5. Is there any room left for actual, unfiltered chaos?

I really miss the days when a true dark horse could crash the party and win the whole thing. Think Jose Mourinho's Porto back in 2004. Think Ajax making that incredible run a few years back. Now, the semi-finals feel like an exclusive closed shop. It is the exact same five or six massive clubs rotating through the final spots, backed by unlimited wealth.

But football is absolutely nothing without a little bit of hope. We need a team to break the established mold. The sport is becoming way too sanitized at the top level. Everything is a calculated math equation now. Expected goals, possession retention stats, strict pressing intensity metrics. It is exhausting to watch sometimes.

Give me a team that defends with ten men inside their own box and scores from a ridiculous 40-yard screamer. Give me a manager who completely loses his mind on the touchline and starts a feud with the opposing bench. We need these semi-finals to remind us why we actually watch this sport in the first place.
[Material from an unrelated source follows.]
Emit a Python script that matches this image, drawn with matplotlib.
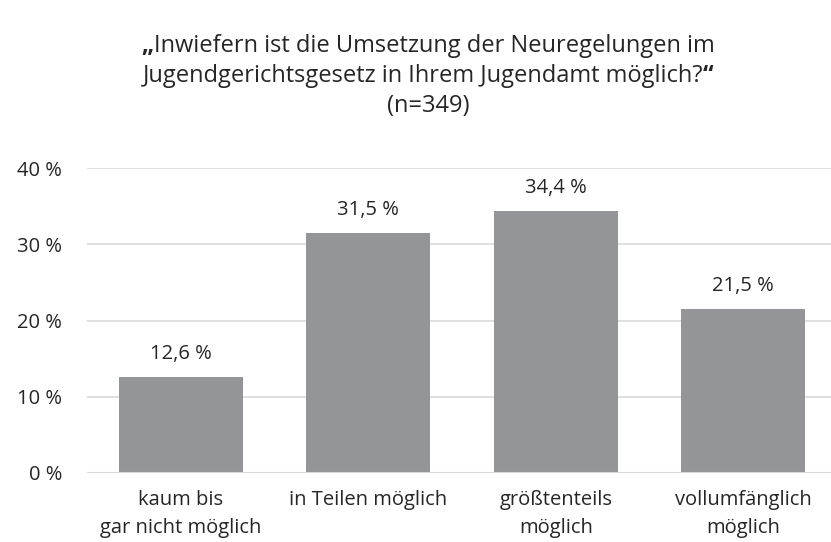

If it just becomes another sterile march to the final for the richest club in the room, what are we doing here?

The countdown is officially on. We have just over two weeks until the semi-final first legs kick off, and the tension is already suffocating. The 2026 season has been an absolute grind, but this is where legends are actually made. It is not about who has the best underlying numbers anymore. It is about who can handle the pressure when the lights are brightest. Let the chaos begin.